- 5-6 Small size Baingan
- ½ tsp mustard seeds
- ½ tsp fenugreek seeds
- 4-5 curry leaves
- Fresh chopped coriander leaves
- Salt to taste
For the paste:
- 2 tbsp ground peanuts
- 1 tbsp sesame seeds
- 1 tsp poppy seeds
- 3 whole dry red chillies
- 1-2 green chillies
- 1 large onion sliced
- 2 tbsp grated coconut (If it’s dry coconut-soaked in ½ cup water)
- 1” Ginger chopped
- 5-6 Garlic cloves
- 2 tsp Cumin seeds
- 2-3 tsp Coriander-Cumin powder
- 1½ tsp Garam masala
- 1tsp turmaric powder
- Lemon sized Tumrind (soaked in hot water)

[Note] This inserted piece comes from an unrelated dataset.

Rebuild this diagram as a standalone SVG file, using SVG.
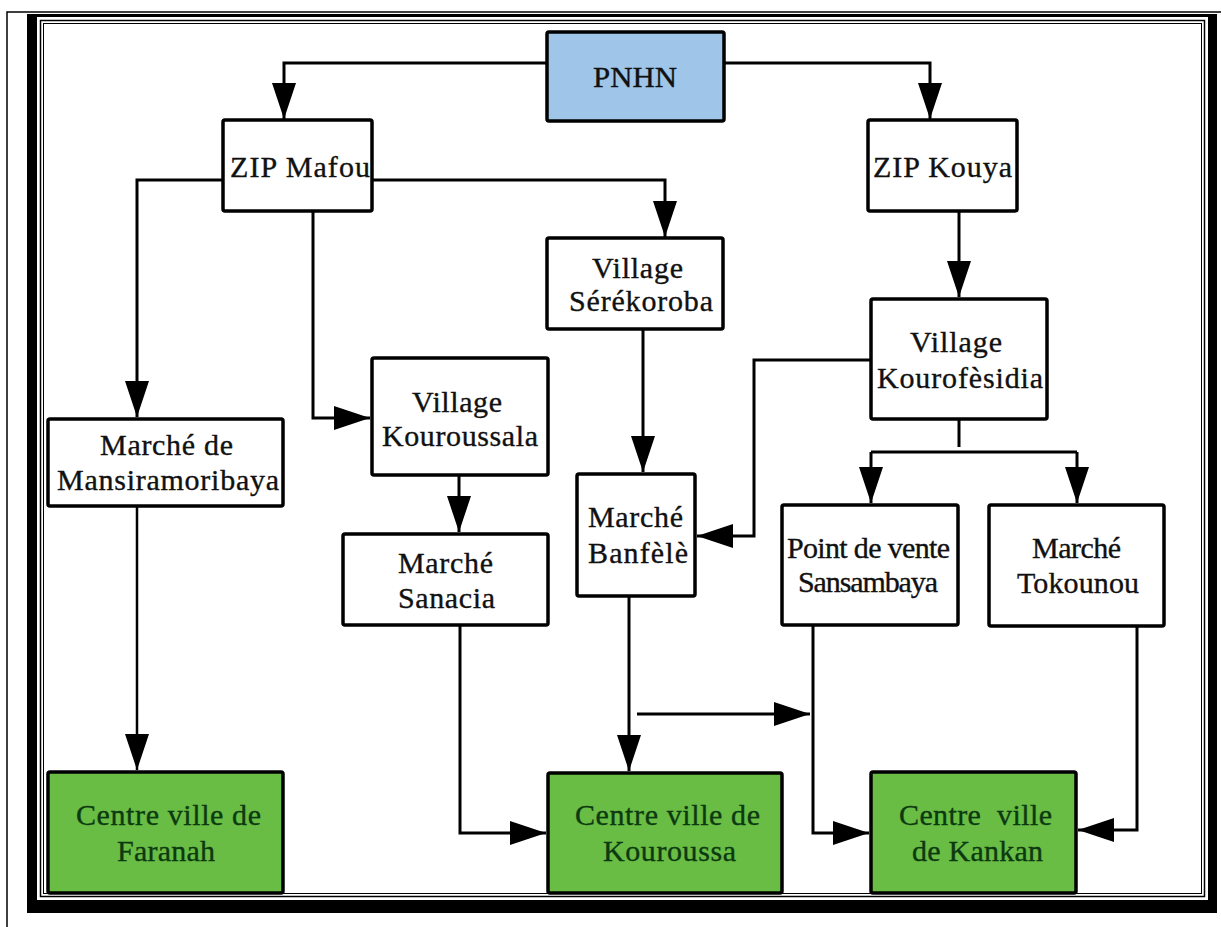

- Or Dried Mango slices (Amchur) can be used
- Slit the brinjals into quarters from the bottom without removing the top green portion. Spread the oil with a brush inside and outside of brinjals and microwave it for 5-6 min on high power with 1 tbsp of oil. Remove the brinjals from the bowl and keep aside.

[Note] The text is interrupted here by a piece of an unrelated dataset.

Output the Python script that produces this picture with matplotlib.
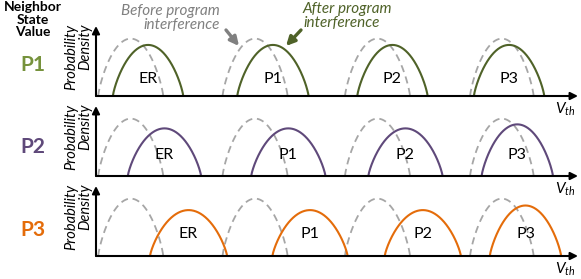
import numpy as np
import matplotlib
matplotlib.use("Agg")
import matplotlib.pyplot as plt

plt.rcParams['font.family'] = ['Lato', 'DejaVu Sans']
plt.rcParams['mathtext.fontset'] = 'custom'
plt.rcParams['mathtext.it'] = 'Lato:italic'
plt.rcParams['mathtext.rm'] = 'Lato'

# ---------------- data ----------------
states = ['ER', 'P1', 'P2', 'P3']
neighbor_states = ['P1', 'P2', 'P3']

# distributions before program interference (same in every panel)
before_center = [7.2, 33.0, 58.4, 84.2]
before_halfwidth = [6.75, 6.75, 6.75, 6.6]
before_height = [1.0, 1.0, 1.0, 1.0]

# distributions after program interference, one list per neighbor state
after_center_p1 = [10.8, 36.7, 61.5, 85.7]
after_halfwidth_p1 = [7.3, 7.4, 7.3, 7.3]
after_height_p1 = [0.89, 0.89, 0.89, 0.89]

after_center_p2 = [14.2, 39.9, 64.2, 87.4]
after_halfwidth_p2 = [7.6, 7.7, 7.7, 7.4]
after_height_p2 = [0.83, 0.83, 0.83, 0.90]

after_center_p3 = [19.2, 44.4, 67.8, 89.1]
after_halfwidth_p3 = [8.0, 7.8, 7.9, 7.4]
after_height_p3 = [0.80, 0.80, 0.80, 0.88]

after_centers = [after_center_p1, after_center_p2, after_center_p3]
after_halfwidths = [after_halfwidth_p1, after_halfwidth_p2, after_halfwidth_p3]
after_heights = [after_height_p1, after_height_p2, after_height_p3]

colors = ['#4f6228', '#5f497a', '#e46c0a']
label_colors = ['#76923c', '#5f497a', '#e46c0a']
gray = '#a6a6a6'

W, H = 581, 279
fig = plt.figure(figsize=(W / 100, H / 100), dpi=100)

ax_left_px, ax_right_px = 96, 578
baselines_px = [96, 176, 256]
ax_h_px = 70
label_y = [0.29, 0.37, 0.39]
state_label_y_px = [65, 147, 230]


def arch(c, hw, h, n=200):
    x = np.linspace(c - hw, c + hw, n)
    t = (x - c) / hw
    y = h * np.clip(1 - t ** 2, 0, None) ** 0.8
    return x, y


for i in range(3):
    b = baselines_px[i]
    ax = fig.add_axes([ax_left_px / W, 1 - b / H, (ax_right_px - ax_left_px) / W, ax_h_px / H])
    ax.set_xlim(0, 100)
    ax.set_ylim(0, 1.22)
    ax.axis('off')
    for j in range(4):
        x, y = arch(before_center[j], before_halfwidth[j], before_height[j])
        ax.plot(x, y, color=gray, lw=1.3, ls=(0, (4, 2.6)), zorder=2)
    for j in range(4):
        x, y = arch(after_centers[i][j], after_halfwidths[i][j], after_heights[i][j])
        ax.plot(x, y, color=colors[i], lw=1.5, zorder=3)
        ax.text(after_centers[i][j], label_y[i], states[j], ha='center', va='center',
                fontsize=11.5, color='black', zorder=4)
    # axes arrows
    ax.annotate('', xy=(1.0, 0), xytext=(0, 0), xycoords='axes fraction',
                arrowprops=dict(arrowstyle='-|>', color='black', lw=1.5,
                                mutation_scale=11, shrinkA=0, shrinkB=0), zorder=5)
    ax.annotate('', xy=(0, 1.0), xytext=(0, 0), xycoords='axes fraction',
                arrowprops=dict(arrowstyle='-|>', color='black', lw=1.5,
                                mutation_scale=11, shrinkA=0, shrinkB=0), zorder=5)
    # V_th label
    fig.text(575 / W, 1 - (b + 5) / H, r'$V_{th}$', ha='right', va='top', fontsize=11)
    # y label
    fig.text(78 / W, 1 - (b - ax_h_px - 2) / H, 'Probability\nDensity', rotation=90,
             ha='center', va='top', multialignment='right', fontsize=10.5,
             style='italic', linespacing=1.0)
    # neighbor state label
    fig.text(33 / W, 1 - state_label_y_px[i] / H, neighbor_states[i], ha='center',
             va='center', fontsize=15, fontweight='bold', color=label_colors[i])

fig.text(33 / W, 1 - 1 / H, 'Neighbor\nState\nValue', ha='center', va='top',
         fontsize=10, fontweight='bold', linespacing=1.05)

# annotations
fig.text(220 / W, 1 - 4 / H, 'Before program\ninterference', ha='right', va='top',
         multialignment='right', fontsize=11, style='italic', color='#808080', linespacing=1.0)
fig.text(303 / W, 1 - 2 / H, 'After program\ninterference', ha='left', va='top',
         multialignment='left', fontsize=11, style='italic', color=colors[0], linespacing=1.0)
fig.add_artist(matplotlib.patches.FancyArrowPatch(
    (226 / W, 1 - 30 / H), (239 / W, 1 - 46 / H), transform=fig.transFigure,
    arrowstyle='-|>', mutation_scale=13, lw=2.4, color='#808080',
    shrinkA=0, shrinkB=0))
fig.add_artist(matplotlib.patches.FancyArrowPatch(
    (301 / W, 1 - 30 / H), (286 / W, 1 - 46 / H), transform=fig.transFigure,
    arrowstyle='-|>', mutation_scale=13, lw=2.4, color=colors[0],
    shrinkA=0, shrinkB=0))

fig.savefig('out.png', dpi=100)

- In the same microwave bowl, in the remaining oil, add sliced onions and microwave it for 2 min.
- Now grind all the dry masalas, ginger and garlic in the mixer. Then add cooked onion, soaked coconut and tamarind. Grind them properly into smooth paste.

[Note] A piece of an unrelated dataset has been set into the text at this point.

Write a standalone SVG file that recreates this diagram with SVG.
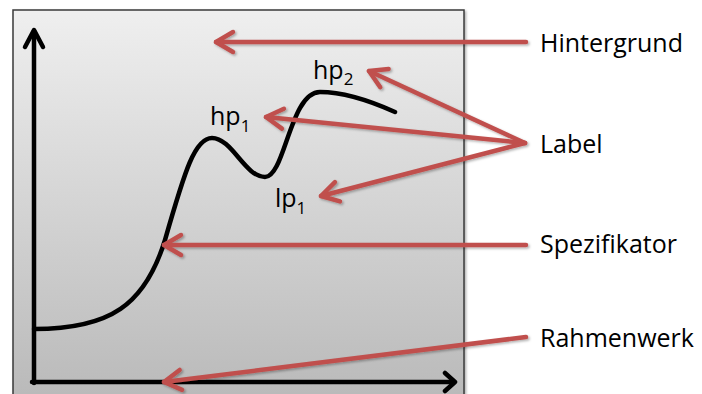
<svg xmlns="http://www.w3.org/2000/svg" width="702" height="394" viewBox="0 0 702 394">
  <defs>
    <linearGradient id="bg" x1="0" y1="10" x2="0" y2="394" gradientUnits="userSpaceOnUse">
      <stop offset="0" stop-color="#efefef"/>
      <stop offset="1" stop-color="#bababa"/>
    </linearGradient>
    <filter id="shadow" x="-10%" y="-10%" width="120%" height="120%">
      <feDropShadow dx="1.5" dy="1.5" stdDeviation="1" flood-color="#000" flood-opacity="0.3"/>
    </filter>
    <marker id="redHead" markerUnits="userSpaceOnUse" orient="auto" viewBox="-20 -12 24 24" refX="0" refY="0" markerWidth="24" markerHeight="24" overflow="visible">
      <path d="M-17,-10 L0,0 L-17,10" fill="none" stroke="#c0504d" stroke-width="4.5" stroke-linecap="round" stroke-linejoin="round"/>
    </marker>
  </defs>
  <style>
    .axis { fill: none; stroke: #000; stroke-width: 4.5; stroke-linecap: round; stroke-linejoin: round; }
    .curve { fill: none; stroke: #000; stroke-width: 4.5; stroke-linecap: round; }
    .lbl { font-family: "Open Sans", "Noto Sans", sans-serif; font-size: 25px; fill: #000; }
    .sub { font-size: 17px; }
    .conn { fill: none; stroke: #c0504d; stroke-width: 4.5; stroke-linecap: round; marker-end: url(#redHead); }
  </style>

  <!-- background frame -->
  <g id="frame">
    <rect x="13" y="10" width="451" height="410" fill="url(#bg)" stroke="#3a3a3a" stroke-width="1.5" filter="url(#shadow)"/>
  </g>

  <!-- axes -->
  <g id="axes">
    <path class="axis" d="M34,383 L34,31"/>
    <path class="axis" d="M25,47 L34,30 L43,47"/>
    <path class="axis" d="M32,382 L454,382"/>
    <path class="axis" d="M445,373 L455,382 L445,391"/>
  </g>

  <!-- measured curve -->
  <g id="curve">
    <path class="curve" d="M34,329 C110,329 145,305 165,240 C185,170 195,138 212,138 C232,138 245,177 265,177 C285,177 290,92 320,92 C345,92 375,103 395,112"/>
  </g>

  <!-- peak labels -->
  <g id="label-hp1"><text class="lbl" x="210" y="125">hp<tspan class="sub" dy="7">1</tspan></text></g>
  <g id="label-hp2"><text class="lbl" x="313" y="79">hp<tspan class="sub" dy="6">2</tspan></text></g>
  <g id="label-lp1"><text class="lbl" x="275" y="207">lp<tspan class="sub" dy="7">1</tspan></text></g>

  <!-- legend -->
  <g id="legend-hintergrund"><text class="lbl" x="540" y="52">Hintergrund</text></g>
  <g id="legend-label"><text class="lbl" x="540" y="153">Label</text></g>
  <g id="legend-spezifikator"><text class="lbl" x="540" y="253">Spezifikator</text></g>
  <g id="legend-rahmenwerk"><text class="lbl" x="540" y="347">Rahmenwerk</text></g>

  <!-- pointer arrows -->
  <g id="connectors" filter="url(#shadow)">
    <path class="conn" d="M526,42 L216,42"/>
    <path class="conn" d="M525,143 L369,71"/>
    <path class="conn" d="M525,143 L266,117"/>
    <path class="conn" d="M525,143 L321,196"/>
    <path class="conn" d="M526,245 L164,245"/>
    <path class="conn" d="M526,337 L164,382"/>
  </g>
</svg>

- In a microwave safe bowl, put 2-3 tbsp oil, mustard seeds, fenugreek seeds and curry leaves and microwave it for 1 minute. Then add the prepared paste and microwave it for 3 minutes. Then add salt, some water (if required, to make the gravy of proper consistency), brinjals and cook again for 2 min.
- Garnish with fresh coriander leaves.